When I got sick abroad, the Aussie Irish became my family
I had a great network of new friends in Sydney, but nothing can replace the support of home when you’re ill
Crona Brady: I experienced just how close knit the expat community really is. Everyone looks out for everyone
As with a lot of other recent Irish emigrants, 2015 was the year when I returned to live in Ireland after a few years in Australia. But I didn’t move home because of a great career opportunity, or to get married and start a family, or because I felt it was simply time to move back. I moved home because I got sick, and I needed the support of my family.
Until November I was living in Sydney. I had a job I really enjoyed, a great place to live and a wonderful group of friends. I also had ulcerative colitis that wasn’t getting any better.
When I was diagnosed, in Ireland in early 2011, I didn’t know much about the disease. I was told it was a chronic illness of the digestive and immune system with no easy cure. Still, I thought, it can’t be that bad, and I continued to live life to the full. But slowly, over the next few months, my body began to break down. After a hospitalisation in 2012 I had to reassess. I stopped running competitively, switched to a less stressful job, changed my diet and tried to beat the disease.
I always had a desire to travel and had planned to tour the world, but with my illness that was out of the question, as I needed to stay close to a hospital. Living in Australia was the next best thing in my mind, so I took myself off to Sydney, thinking a sunny climate and laid-back lifestyle might be the answer to all my health problems.
And it was for some time. I loved every second of my life there. I found a great job working as a financial adviser to charities and nonprofit organisations. I had a lively social life and even completed the Sydney half-marathon. Then I was hospitalised in late 2014, and things went downhill from there.
Constant sickness began to affect my ability to work. Despite a very understanding employer, I couldn’t afford to take any more time off and had to quit. It’s at times like that you quickly realise the risks of being a foreigner in another country.
I also realised the importance of having a close network of friends when you are away from the people you would usually rely on.
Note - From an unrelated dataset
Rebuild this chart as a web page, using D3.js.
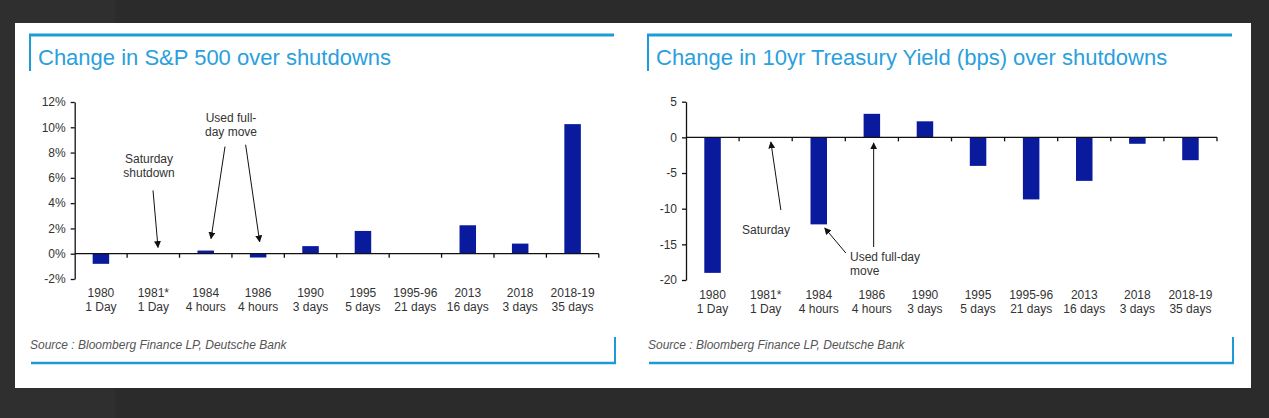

I am so grateful for the care and support my new Irish, Scottish, English, German, Australian and American friends gave me during the many days I spent in hospital, for the deliveries of food and clean clothes they brought, and, most importantly, for the laughs and chats that kept my spirits up.
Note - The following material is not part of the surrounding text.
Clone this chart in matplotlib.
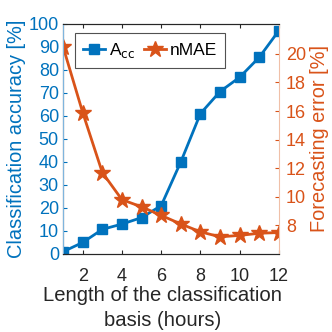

I experienced first-hand just how close knit the expat community really is. Everyone looks out for everyone, wherever they’re from. Friends became my Aussie family.
A few months ago, after I had been battling constant illness for about a year, the doctors suggested a colectomy. My diseased colon was to be removed. The operation carries risks; the recovery period can be weeks or even months, and it is gruelling, physically and mentally. They suggested that I have the procedure done in Ireland, where I would have the support of my family.
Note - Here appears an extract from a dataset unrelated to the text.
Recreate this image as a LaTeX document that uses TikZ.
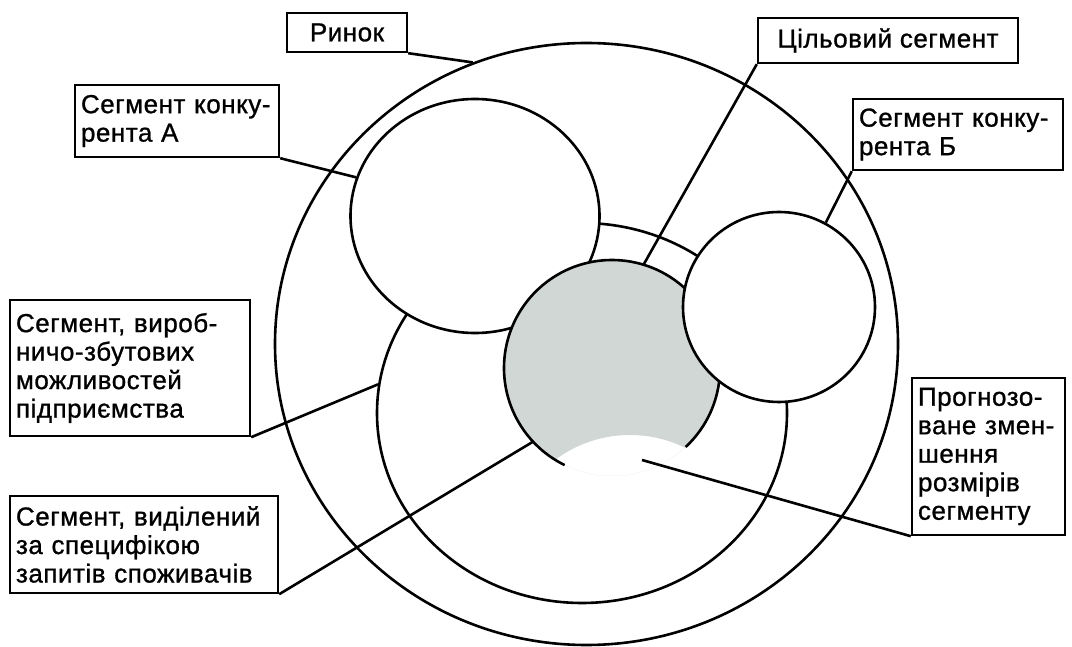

My feelings about moving home were mixed. I was sad to be leaving my Sydney life but relieved to finally be facing the prospect of good health. I also knew my family, who had been getting phone calls for months from a hospital bed thousands of kilometres away, were worried sick about me. It was comforting to know that I would be putting their minds at ease.
I worried about my Aussie “family” and leaving them behind. It can be unsettling when a member of the group moves back home. But I knew they would all pull together.
I miss my life in Sydney and my friends there. But I’m relieved not to have to struggle through each day. I had no close family in Australia, and when you’re ill you need them more than ever. I’m glad to be going in for my operation today in an Irish hospital with them all nearby. Maybe I’ll go back some day, but for now it feels good to be home.